Friday, 16 August 2013

Silk the final frontier....................

Like many spinners I started with an easy fibre - I think my first spinning was done with a Portland fibre and plied with Corriedale.  Also like most new spinners it was thick and tin and over twisted and under plied - but it was my very first yarn and I was proud of it!

Time moves on and your spinning improves, as does the variety of fibres spun - recently for the SpinDyeWeavers display board I have been helping out by spinning some British breeds and dyeing using nature's harvest.  All this has been great fun, some fleece is a joy and some you can understand why they make carpets................  but they are all different and were and still are bred for a particular purpose.  For the natural dyeing I used a Cheviot (mainly because it was the cheapest British fibre available from World of Wool) and it is rather coarse - well it is a Hill breed, with a fleece designed to keep out the wind and rain and rather more important to keep the sheep warm!

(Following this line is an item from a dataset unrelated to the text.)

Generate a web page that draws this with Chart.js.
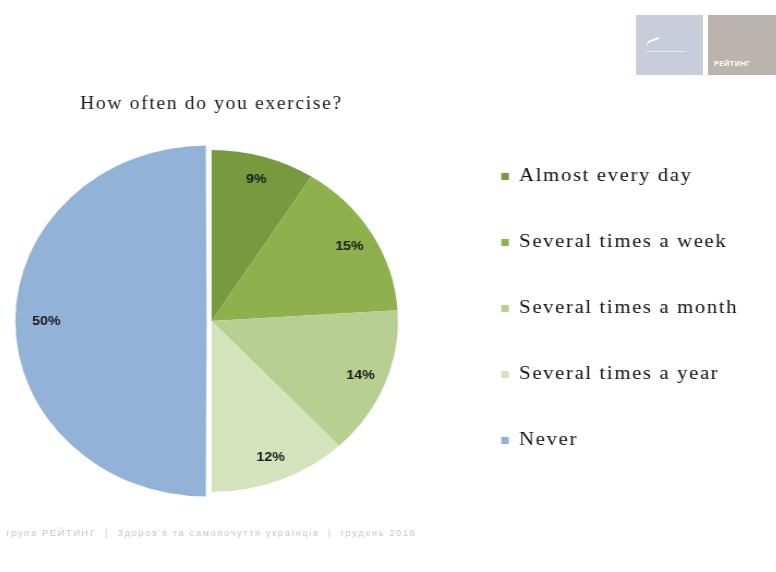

Well after all this I decided that I needed a treat and perhaps a bit of luxury, pampering in fact.  So I delved into my stash and found a 25gram samples of silk that I had dyed back in May 2011 using Procion MX Dyes.


The brown was gifted, but the turquoise I still had, and here it is spun up


What an absolute delight it was to spin - Demelza definitely a wheel for silk, a double drive and crossed on the flyer to get more twist - this is so fine I could do cross stitch with it....

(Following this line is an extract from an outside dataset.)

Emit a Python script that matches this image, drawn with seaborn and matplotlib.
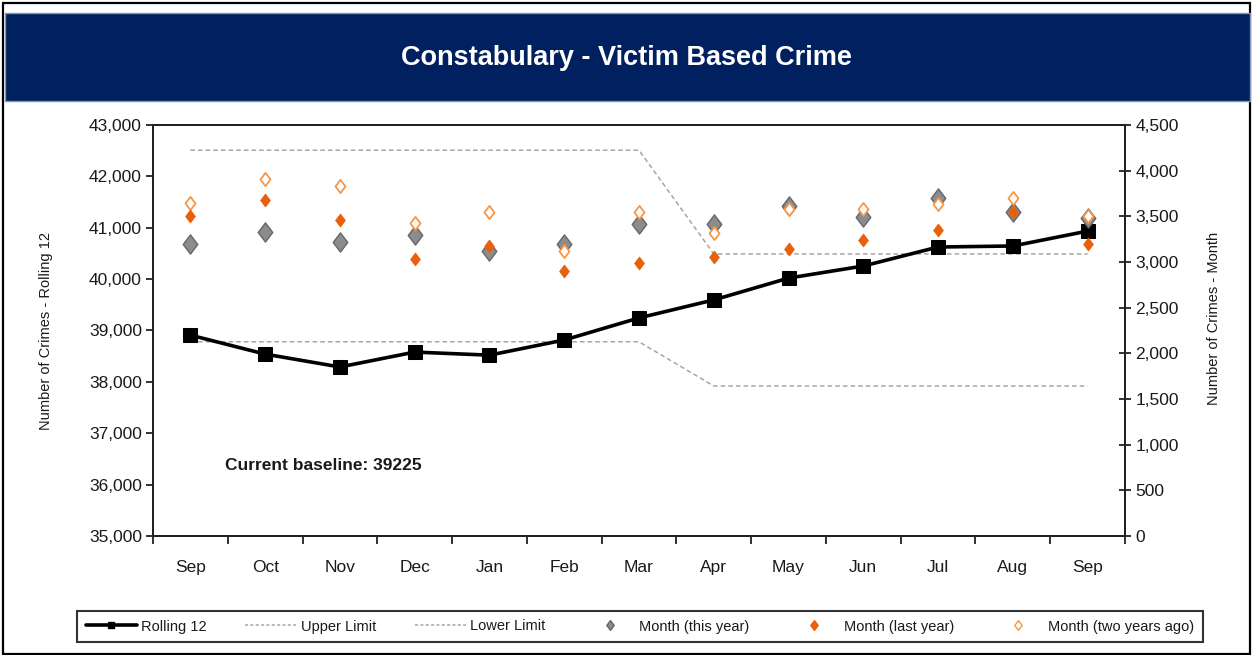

This, not very good photo of the crossed yarn on the flyer, shows Lavender's Blue being spun.  Well I just had to experiment with dyeing more silk - this is Tussah silk (that's wild silk where the grub is allowed to live) which I dyed in the oven, using Landscape, Saltmarsh, Dusk and Sun Orchid....


The colours were inspired by the lavender growing in our garden which the bees love.....


A Tussah Silk Moth - isn't it beautiful, so more colourful than the Bombyx Mori?


Here's some more dyed silk, again Tussah (I like the idea that the grub gets to become a Moth!)


Which I call Mr Tangerine Man



Spinning Tussah silk is very different to spinning Mulberry Silk (or the silk from the Bombyx Mori moth where the grub is smothered before it can eat it way out of the cocoon) very smooth and soft and spins up like a dream, you hardly have to draft at all!


This I called Golden Rain, again oven dyed (at the same time as Lavender's Blue, so two for the price of one) with Landscape Broome and Dusk and spun cobweb

 
 

Another thing with silk that makes it so rewarding is you don't need vast quantities - all these are 50 grams and produced enough yarn for a shawl - so luxury at a bargain price!